Before this flamer, Clement was leading the urgent process around the vulnerable situation of the Alaska natives, exposed to the rapid effects of global warming. He was not alone in being pushed out. The Trump administration moved 50 people from the Senior Executive Service at once. This has raised concerns that the public service is being illegally politicised. “Never before have so many officials been reassigned. A legal process is underway. Clement did not go quietly, publishing a critical op-ed in the Washington Post in July on why he blew the whistle. He also published his official resignation letter there.
“I wanted to be public about this. This is happening throughout the government administration as we speak – inconvenient scientists are disarmed, moved to positions where they cannot contribute to important processes any longer.”
This way of marginalizing the impact of science goes, according to Clement, far beyond the issue of climate change. Scientists have been moved from scientific advisory boards in what Clement calls a ‘war on science’.
This apparent backlash against knowledge-based decision-making brings Clement back to what disturbs him the most.
“The irony is that our work raised an awareness of those who risk being left behind, people who need protection like the Alaskan villagers whose life and death literately depends on our ability to protect them from the effects of storm that have become more frequent and damaging with warmer temperatures melting glaciers and permafrost.”

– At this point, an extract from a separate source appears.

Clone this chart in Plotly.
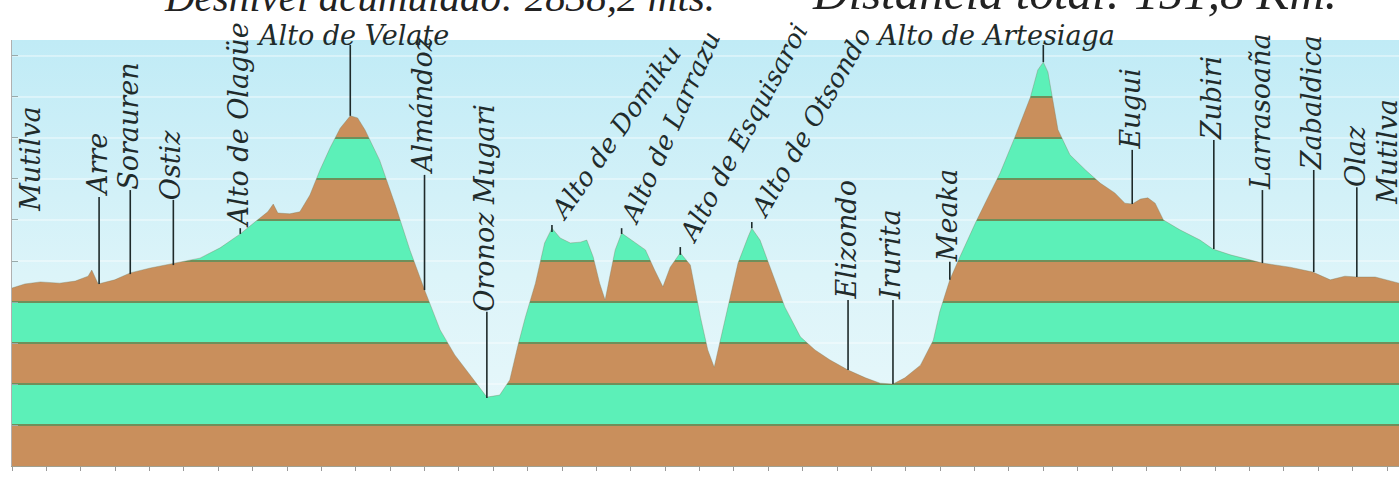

At the same time, the most vulnerable groups of people were often the ones voting for this President – a sign of frustration among the marginalized people and the less educated.
So, what can be done about this?
Joel Clement says that building trust among citizens is essential, especially in multicultural societies where politicians are attempting to drive wedges between groups.
“They don’t care how much you know, until they know how much you care.”
So, being out there, bringing science out to the people in dialogue with them, is one way of building trust the bottom-up way. The Womens March in Washington is an example of a new development that made Joel Clement hopeful about the future, after all.
“Maybe I am naïve, but I think the situation in the US has made scientists as well as other citizens, aware that we need to use our voices and speak out. We can approach the situation with new power.”